Atomic double floating point or SSE/AVX vector load/store on x86_64

C++ doesn't support something like lock-free std::atomic<double>

Actually, C++11 std::atomic<double> is lock-free on typical C++ implementations, and does expose nearly everything you can do in asm for lock-free programming with float/double on x86 (e.g. load, store, and CAS are enough to implement anything: Why isn't atomic double fully implemented). Current compilers don't always compile atomic<double> efficiently, though.

C++11 std::atomic doesn't have an API for Intel's transactional-memory extensions (TSX) (for FP or integer). TSX could be a game-changer especially for FP / SIMD, since it would remove all overhead of bouncing data between xmm and integer registers. If the transaction doesn't abort, whatever you just did with double or vector loads/stores happens atomically.

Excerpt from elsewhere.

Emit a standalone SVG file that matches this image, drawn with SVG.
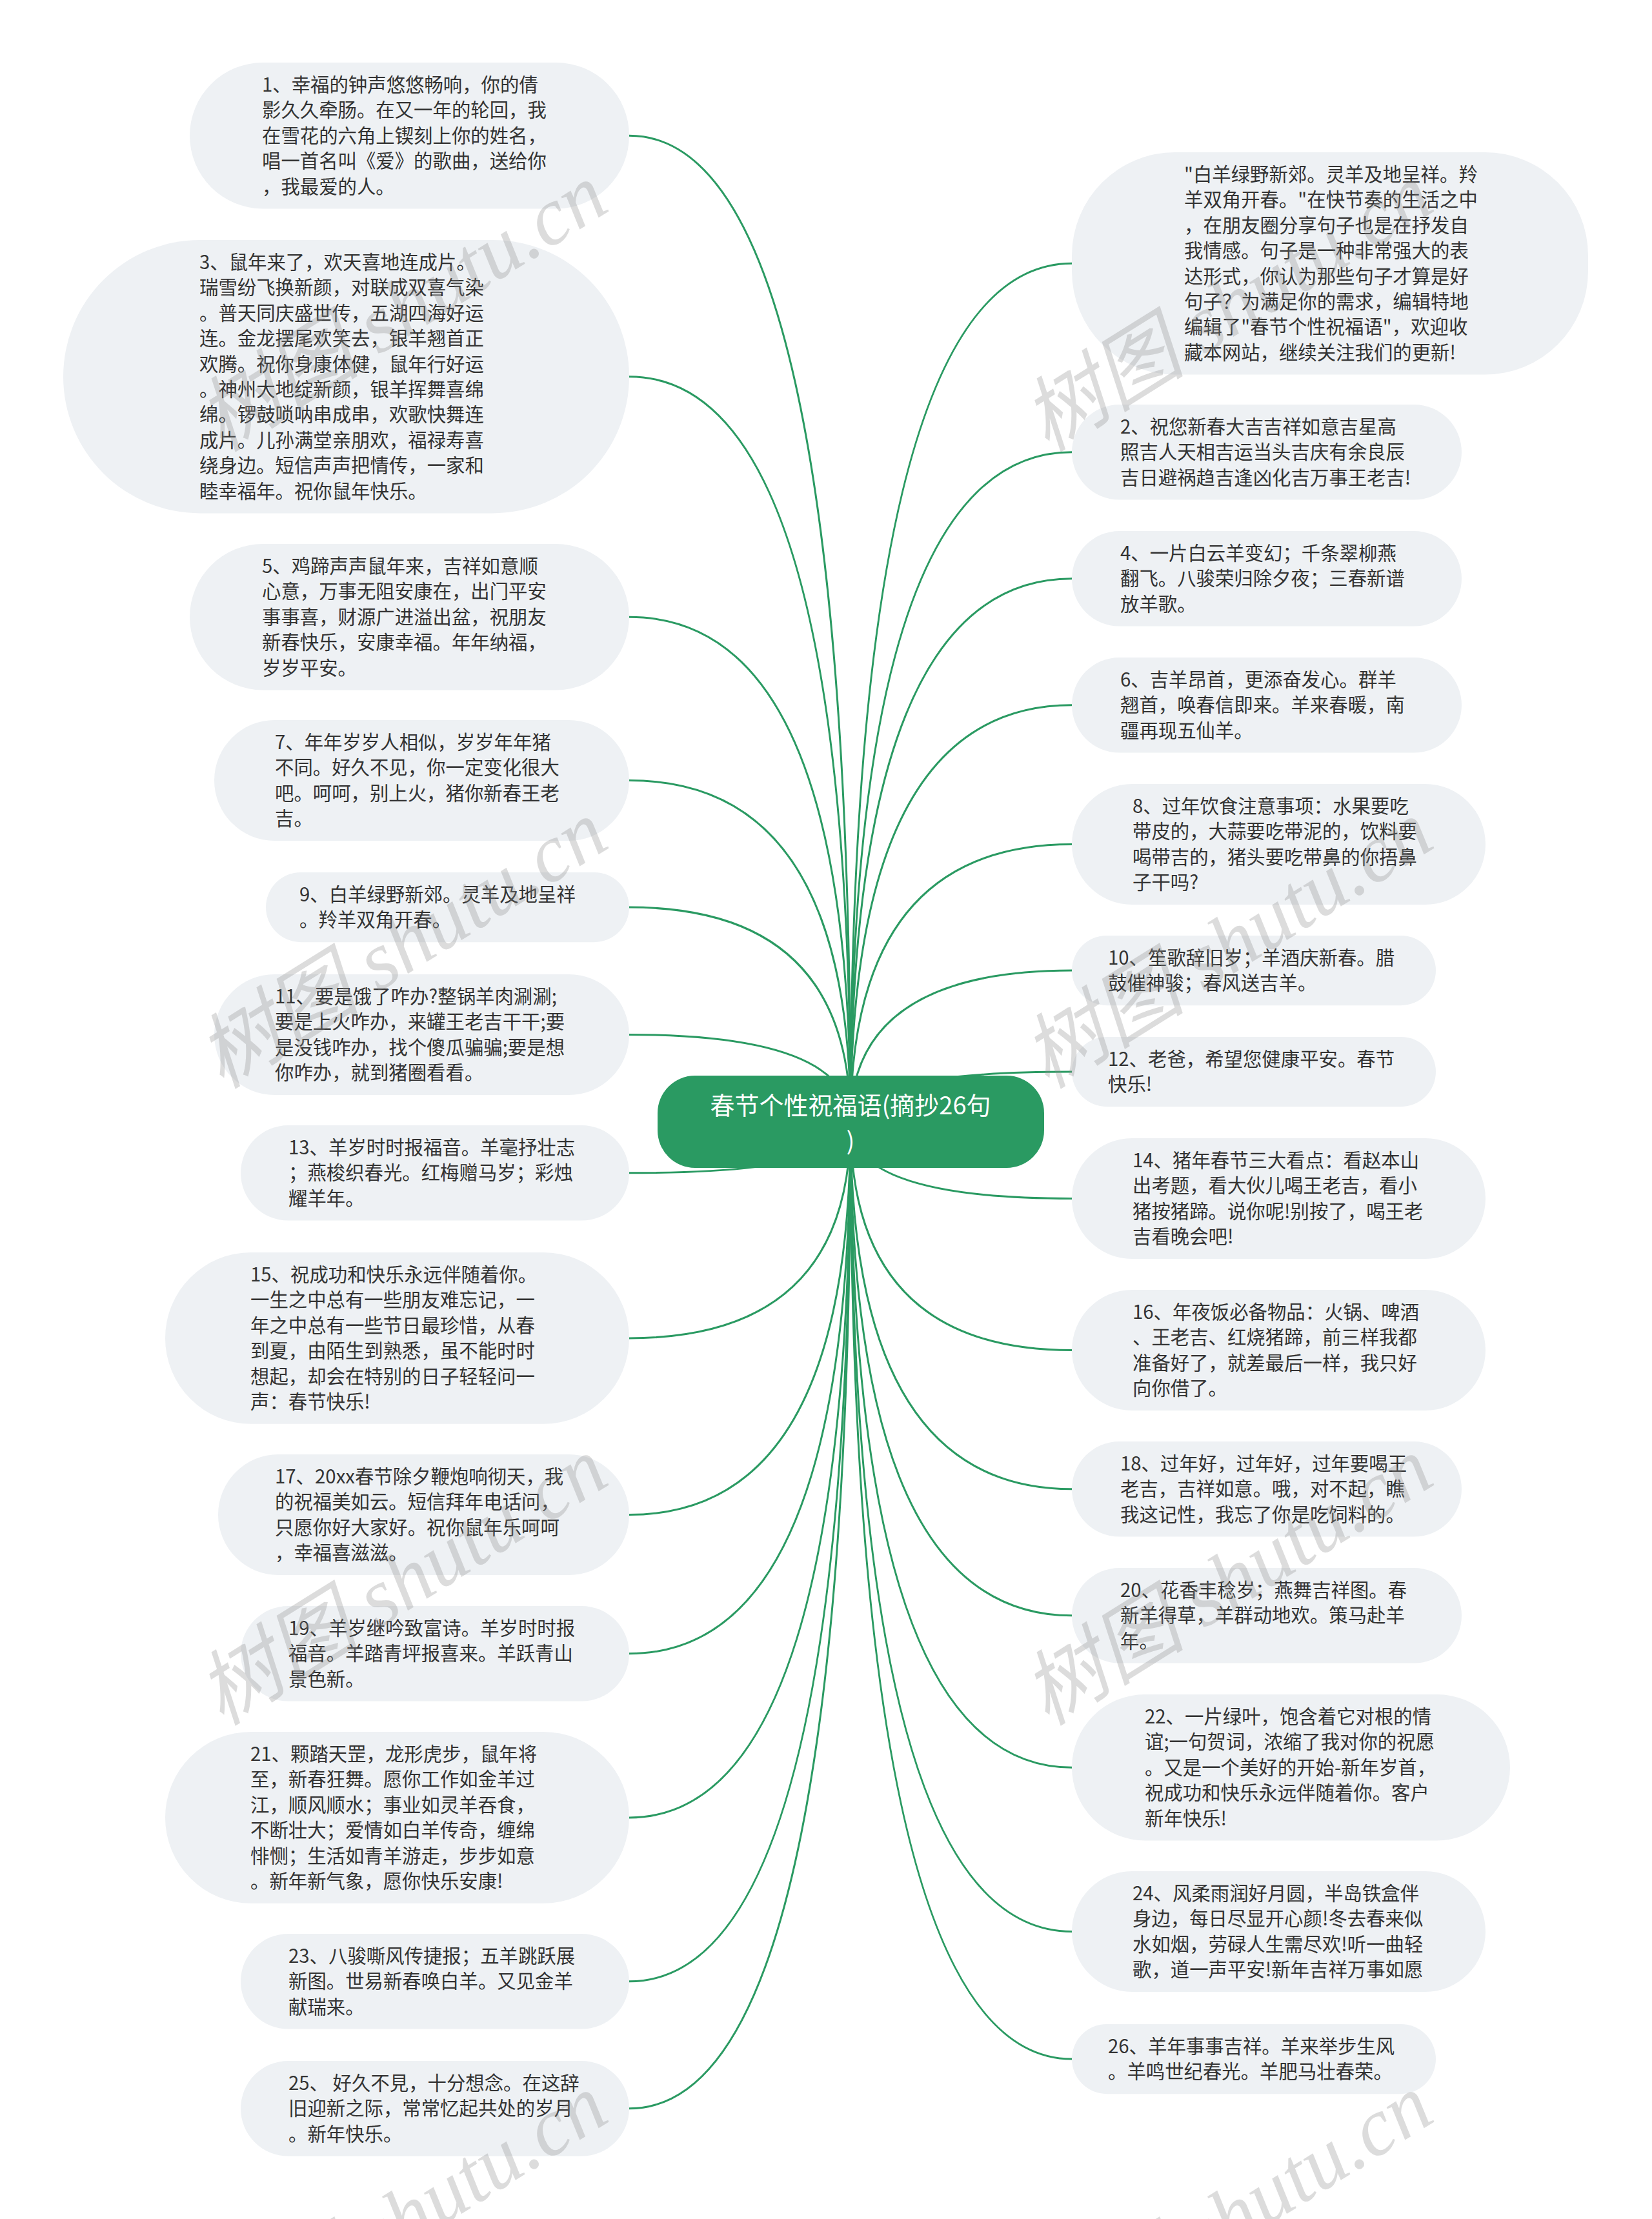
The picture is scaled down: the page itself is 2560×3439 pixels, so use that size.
<svg xmlns="http://www.w3.org/2000/svg" width="2560" height="3439" viewBox="0 0 2560 3439">
<style>
.bg{fill:#ffffff}
.node rect{fill:#eef1f4}
.node text{font-family:"Noto Sans CJK SC","Noto Sans",sans-serif;font-size:29.4px;fill:#333333}
.conn path{fill:none;stroke:#2a9a62;stroke-width:3}
.root rect{fill:#2a9a62}
.root text{font-family:"Noto Sans CJK SC","Noto Sans",sans-serif;font-size:38px;fill:#ffffff;text-anchor:middle}
.wm text{font-family:"Liberation Serif","Noto Sans CJK SC",serif;font-style:italic;font-size:127px;fill:#8a8a8a;fill-opacity:0.3}
</style>
<rect class="bg" x="0" y="0" width="2560" height="3439"/>
<g id="connectors" class="conn">
<path d="M1318 1740 Q1318 210.2 975 210.2"/>
<path d="M1318 1740 Q1318 583.7 975 583.7"/>
<path d="M1318 1740 Q1318 956.2 975 956.2"/>
<path d="M1318 1740 Q1318 1209.5 975 1209.5"/>
<path d="M1318 1740 Q1318 1406.1 975 1406.1"/>
<path d="M1318 1740 Q1318 1603.5 975 1603.5"/>
<path d="M1318 1740 Q1318 1817.8 975 1817.8"/>
<path d="M1318 1740 Q1318 2073.9 975 2073.9"/>
<path d="M1318 1740 Q1318 2347.5 975 2347.5"/>
<path d="M1318 1740 Q1318 2562.8 975 2562.8"/>
<path d="M1318 1740 Q1318 2816.9 975 2816.9"/>
<path d="M1318 1740 Q1318 3070.8 975 3070.8"/>
<path d="M1318 1740 Q1318 3267.8 975 3267.8"/>
<path d="M1318 1740 Q1318 408.3 1661 408.3"/>
<path d="M1318 1740 Q1318 700.8 1661 700.8"/>
<path d="M1318 1740 Q1318 896.8 1661 896.8"/>
<path d="M1318 1740 Q1318 1092.8 1661 1092.8"/>
<path d="M1318 1740 Q1318 1308.5 1661 1308.5"/>
<path d="M1318 1740 Q1318 1504.1 1661 1504.1"/>
<path d="M1318 1740 Q1318 1661.1 1661 1661.1"/>
<path d="M1318 1740 Q1318 1857.5 1661 1857.5"/>
<path d="M1318 1740 Q1318 2092.5 1661 2092.5"/>
<path d="M1318 1740 Q1318 2307.8 1661 2307.8"/>
<path d="M1318 1740 Q1318 2503.8 1661 2503.8"/>
<path d="M1318 1740 Q1318 2739.2 1661 2739.2"/>
<path d="M1318 1740 Q1318 2993.5 1661 2993.5"/>
<path d="M1318 1740 Q1318 3191.1 1661 3191.1"/>
</g>

<g id="n1" class="node"><rect x="294" y="97" width="681" height="226.4" rx="113.2"/>
<text y="142"><tspan x="406">1、幸福的钟声悠悠畅响，你的倩</tspan><tspan x="406" dy="39.4">影久久牵肠。在又一年的轮回，我</tspan><tspan x="406" dy="39.4">在雪花的六角上锲刻上你的姓名，</tspan><tspan x="406" dy="39.4">唱一首名叫《爱》的歌曲，送给你</tspan><tspan x="406" dy="39.4">，我最爱的人。</tspan></text></g>

<g id="n3" class="node"><rect x="98" y="372" width="877" height="423.4" rx="211.7"/>
<text y="417"><tspan x="309">3、鼠年来了，欢天喜地连成片。</tspan><tspan x="309" dy="39.4">瑞雪纷飞换新颜，对联成双喜气染</tspan><tspan x="309" dy="39.4">。普天同庆盛世传，五湖四海好运</tspan><tspan x="309" dy="39.4">连。金龙摆尾欢笑去，银羊翘首正</tspan><tspan x="309" dy="39.4">欢腾。祝你身康体健，鼠年行好运</tspan><tspan x="309" dy="39.4">。神州大地绽新颜，银羊挥舞喜绵</tspan><tspan x="309" dy="39.4">绵。锣鼓唢呐串成串，欢歌快舞连</tspan><tspan x="309" dy="39.4">成片。儿孙满堂亲朋欢，福禄寿喜</tspan><tspan x="309" dy="39.4">绕身边。短信声声把情传，一家和</tspan><tspan x="309" dy="39.4">睦幸福年。祝你鼠年快乐。</tspan></text></g>

<g id="n5" class="node"><rect x="294" y="843" width="681" height="226.4" rx="113.2"/>
<text y="888"><tspan x="406">5、鸡蹄声声鼠年来，吉祥如意顺</tspan><tspan x="406" dy="39.4">心意，万事无阻安康在，出门平安</tspan><tspan x="406" dy="39.4">事事喜，财源广进溢出盆，祝朋友</tspan><tspan x="406" dy="39.4">新春快乐，安康幸福。年年纳福，</tspan><tspan x="406" dy="39.4">岁岁平安。</tspan></text></g>

<g id="n7" class="node"><rect x="332" y="1116" width="643" height="187" rx="93.5"/>
<text y="1161"><tspan x="426">7、年年岁岁人相似，岁岁年年猪</tspan><tspan x="426" dy="39.4">不同。好久不见，你一定变化很大</tspan><tspan x="426" dy="39.4">吧。呵呵，别上火，猪你新春王老</tspan><tspan x="426" dy="39.4">吉。</tspan></text></g>

<g id="n9" class="node"><rect x="412" y="1352" width="563" height="108.2" rx="54.1"/>
<text y="1397"><tspan x="464">9、白羊绿野新郊。灵羊及地呈祥</tspan><tspan x="464" dy="39.4">。羚羊双角开春。</tspan></text></g>

<g id="n11" class="node"><rect x="332" y="1510" width="643" height="187" rx="93.5"/>
<text y="1555"><tspan x="426">11、要是饿了咋办?整锅羊肉涮涮;</tspan><tspan x="426" dy="39.4">要是上火咋办，来罐王老吉干干;要</tspan><tspan x="426" dy="39.4">是没钱咋办，找个傻瓜骗骗;要是想</tspan><tspan x="426" dy="39.4">你咋办，就到猪圈看看。</tspan></text></g>

<g id="n13" class="node"><rect x="373" y="1744" width="602" height="147.6" rx="73.8"/>
<text y="1789"><tspan x="447">13、羊岁时时报福音。羊毫抒壮志</tspan><tspan x="447" dy="39.4">；燕梭织春光。红梅赠马岁；彩烛</tspan><tspan x="447" dy="39.4">耀羊年。</tspan></text></g>

<g id="n15" class="node"><rect x="256" y="1941" width="719" height="265.8" rx="132.9"/>
<text y="1986"><tspan x="388">15、祝成功和快乐永远伴随着你。</tspan><tspan x="388" dy="39.4">一生之中总有一些朋友难忘记，一</tspan><tspan x="388" dy="39.4">年之中总有一些节日最珍惜，从春</tspan><tspan x="388" dy="39.4">到夏，由陌生到熟悉，虽不能时时</tspan><tspan x="388" dy="39.4">想起，却会在特别的日子轻轻问一</tspan><tspan x="388" dy="39.4">声：春节快乐!</tspan></text></g>

<g id="n17" class="node"><rect x="338" y="2254" width="637" height="187" rx="93.5"/>
<text y="2299"><tspan x="426">17、20xx春节除夕鞭炮响彻天，我</tspan><tspan x="426" dy="39.4">的祝福美如云。短信拜年电话问，</tspan><tspan x="426" dy="39.4">只愿你好大家好。祝你鼠年乐呵呵</tspan><tspan x="426" dy="39.4">，幸福喜滋滋。</tspan></text></g>

<g id="n19" class="node"><rect x="373" y="2489" width="602" height="147.6" rx="73.8"/>
<text y="2534"><tspan x="447">19、羊岁继吟致富诗。羊岁时时报</tspan><tspan x="447" dy="39.4">福音。羊踏青坪报喜来。羊跃青山</tspan><tspan x="447" dy="39.4">景色新。</tspan></text></g>

<g id="n21" class="node"><rect x="256" y="2684" width="719" height="265.8" rx="132.9"/>
<text y="2729"><tspan x="388">21、颗踏天罡，龙形虎步，鼠年将</tspan><tspan x="388" dy="39.4">至，新春狂舞。愿你工作如金羊过</tspan><tspan x="388" dy="39.4">江，顺风顺水；事业如灵羊吞食，</tspan><tspan x="388" dy="39.4">不断壮大；爱情如白羊传奇，缠绵</tspan><tspan x="388" dy="39.4">悱恻；生活如青羊游走，步步如意</tspan><tspan x="388" dy="39.4">。新年新气象，愿你快乐安康!</tspan></text></g>

<g id="n23" class="node"><rect x="373" y="2997" width="602" height="147.6" rx="73.8"/>
<text y="3042"><tspan x="447">23、八骏嘶风传捷报；五羊跳跃展</tspan><tspan x="447" dy="39.4">新图。世易新春唤白羊。又见金羊</tspan><tspan x="447" dy="39.4">献瑞来。</tspan></text></g>

<g id="n25" class="node"><rect x="373" y="3194" width="602" height="147.6" rx="73.8"/>
<text y="3239"><tspan x="447">25、 好久不見，十分想念。在这辞</tspan><tspan x="447" dy="39.4">旧迎新之际，常常忆起共处的岁月</tspan><tspan x="447" dy="39.4">。新年快乐。</tspan></text></g>

<g id="n0" class="node"><rect x="1661" y="236" width="800" height="344.6" rx="160"/>
<text y="281"><tspan x="1835">"白羊绿野新郊。灵羊及地呈祥。羚</tspan><tspan x="1835" dy="39.4">羊双角开春。"在快节奏的生活之中</tspan><tspan x="1835" dy="39.4">，在朋友圈分享句子也是在抒发自</tspan><tspan x="1835" dy="39.4">我情感。句子是一种非常强大的表</tspan><tspan x="1835" dy="39.4">达形式，你认为那些句子才算是好</tspan><tspan x="1835" dy="39.4">句子？为满足你的需求，编辑特地</tspan><tspan x="1835" dy="39.4">编辑了"春节个性祝福语"，欢迎收</tspan><tspan x="1835" dy="39.4">藏本网站，继续关注我们的更新!</tspan></text></g>

<g id="n2" class="node"><rect x="1661" y="627" width="604" height="147.6" rx="73.8"/>
<text y="672"><tspan x="1736">2、祝您新春大吉吉祥如意吉星高</tspan><tspan x="1736" dy="39.4">照吉人天相吉运当头吉庆有余良辰</tspan><tspan x="1736" dy="39.4">吉日避祸趋吉逢凶化吉万事王老吉!</tspan></text></g>

<g id="n4" class="node"><rect x="1661" y="823" width="604" height="147.6" rx="73.8"/>
<text y="868"><tspan x="1736">4、一片白云羊变幻；千条翠柳燕</tspan><tspan x="1736" dy="39.4">翻飞。八骏荣归除夕夜；三春新谱</tspan><tspan x="1736" dy="39.4">放羊歌。</tspan></text></g>

<g id="n6" class="node"><rect x="1661" y="1019" width="604" height="147.6" rx="73.8"/>
<text y="1064"><tspan x="1736">6、吉羊昂首，更添奋发心。群羊</tspan><tspan x="1736" dy="39.4">翘首，唤春信即来。羊来春暖，南</tspan><tspan x="1736" dy="39.4">疆再现五仙羊。</tspan></text></g>

<g id="n8" class="node"><rect x="1661" y="1215" width="641" height="187" rx="93.5"/>
<text y="1260"><tspan x="1755">8、过年饮食注意事项：水果要吃</tspan><tspan x="1755" dy="39.4">带皮的，大蒜要吃带泥的，饮料要</tspan><tspan x="1755" dy="39.4">喝带吉的，猪头要吃带鼻的你捂鼻</tspan><tspan x="1755" dy="39.4">子干吗?</tspan></text></g>

<g id="n10" class="node"><rect x="1661" y="1450" width="564" height="108.2" rx="54.1"/>
<text y="1495"><tspan x="1717">10、笙歌辞旧岁；羊酒庆新春。腊</tspan><tspan x="1717" dy="39.4">鼓催神骏；春风送吉羊。</tspan></text></g>

<g id="n12" class="node"><rect x="1661" y="1607" width="564" height="108.2" rx="54.1"/>
<text y="1652"><tspan x="1717">12、老爸，希望您健康平安。春节</tspan><tspan x="1717" dy="39.4">快乐!</tspan></text></g>

<g id="n14" class="node"><rect x="1661" y="1764" width="641" height="187" rx="93.5"/>
<text y="1809"><tspan x="1755">14、猪年春节三大看点：看赵本山</tspan><tspan x="1755" dy="39.4">出考题，看大伙儿喝王老吉，看小</tspan><tspan x="1755" dy="39.4">猪按猪蹄。说你呢!别按了，喝王老</tspan><tspan x="1755" dy="39.4">吉看晚会吧!</tspan></text></g>

<g id="n16" class="node"><rect x="1661" y="1999" width="641" height="187" rx="93.5"/>
<text y="2044"><tspan x="1755">16、年夜饭必备物品：火锅、啤酒</tspan><tspan x="1755" dy="39.4">、王老吉、红烧猪蹄，前三样我都</tspan><tspan x="1755" dy="39.4">准备好了，就差最后一样，我只好</tspan><tspan x="1755" dy="39.4">向你借了。</tspan></text></g>

<g id="n18" class="node"><rect x="1661" y="2234" width="604" height="147.6" rx="73.8"/>
<text y="2279"><tspan x="1736">18、过年好，过年好，过年要喝王</tspan><tspan x="1736" dy="39.4">老吉，吉祥如意。哦，对不起，瞧</tspan><tspan x="1736" dy="39.4">我这记性，我忘了你是吃饲料的。</tspan></text></g>

<g id="n20" class="node"><rect x="1661" y="2430" width="604" height="147.6" rx="73.8"/>
<text y="2475"><tspan x="1736">20、花香丰稔岁；燕舞吉祥图。春</tspan><tspan x="1736" dy="39.4">新羊得草，羊群动地欢。策马赴羊</tspan><tspan x="1736" dy="39.4">年。</tspan></text></g>

<g id="n22" class="node"><rect x="1661" y="2626" width="679" height="226.4" rx="113.2"/>
<text y="2671"><tspan x="1774">22、一片绿叶，饱含着它对根的情</tspan><tspan x="1774" dy="39.4">谊;一句贺词，浓缩了我对你的祝愿</tspan><tspan x="1774" dy="39.4">。又是一个美好的开始-新年岁首，</tspan><tspan x="1774" dy="39.4">祝成功和快乐永远伴随着你。客户</tspan><tspan x="1774" dy="39.4">新年快乐!</tspan></text></g>

<g id="n24" class="node"><rect x="1661" y="2900" width="641" height="187" rx="93.5"/>
<text y="2945"><tspan x="1755">24、风柔雨润好月圆，半岛铁盒伴</tspan><tspan x="1755" dy="39.4">身边，每日尽显开心颜!冬去春来似</tspan><tspan x="1755" dy="39.4">水如烟，劳碌人生需尽欢!听一曲轻</tspan><tspan x="1755" dy="39.4">歌，道一声平安!新年吉祥万事如愿</tspan></text></g>

<g id="n26" class="node"><rect x="1661" y="3137" width="564" height="108.2" rx="54.1"/>
<text y="3182"><tspan x="1717">26、羊年事事吉祥。羊来举步生风</tspan><tspan x="1717" dy="39.4">。羊鸣世纪春光。羊肥马壮春荣。</tspan></text></g>

<g id="root" class="root"><rect x="1019" y="1667" width="599" height="143" rx="58"/>
<text x="1318" y="1727">春节个性祝福语(摘抄26句</text>
<text x="1318" y="1782">)</text></g>

<g id="watermark" class="wm">
<text transform="translate(344 702) rotate(-32)">树图 shutu.cn</text>
<text transform="translate(1623 702) rotate(-32)">树图 shutu.cn</text>
<text transform="translate(344 1689) rotate(-32)">树图 shutu.cn</text>
<text transform="translate(1623 1689) rotate(-32)">树图 shutu.cn</text>
<text transform="translate(344 2676) rotate(-32)">树图 shutu.cn</text>
<text transform="translate(1623 2676) rotate(-32)">树图 shutu.cn</text>
<text transform="translate(344 3663) rotate(-32)">树图 shutu.cn</text>
<text transform="translate(1623 3663) rotate(-32)">树图 shutu.cn</text>
</g>
</svg>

Some non-x86 hardware supports atomic add for float/double, and C++ p0020 is a proposal to add fetch_add and operator+= / -= template specializations to C++'s std::atomic<float> / <double>.

Hardware with LL/SC atomics instead of x86-style memory-destination instruction, such as ARM and most other RISC CPUs, can do atomic RMW operations on double and float without a CAS, but you still have to get the data from FP to integer registers because LL/SC is usually only available for integer regs, like x86's cmpxchg. However, if the hardware arbitrates LL/SC pairs to avoid/reduce livelock, it would be significantly more efficient than with a CAS loop in very-high-contention situations. If you've designed your algorithms so contention is rare, there's maybe only a small code-size difference between an LL/add/SC retry-loop for fetch_add vs. a load + add + LL/SC CAS retry loop.


x86 natually-aligned loads and stores are atomic up to 8 bytes, even x87 or SSE. (For example movsd xmm0, [some_variable] is atomic, even in 32-bit mode). In fact, gcc uses x87 fild/fistp or SSE 8B loads/stores to implement std::atomic<int64_t> load and store in 32-bit code.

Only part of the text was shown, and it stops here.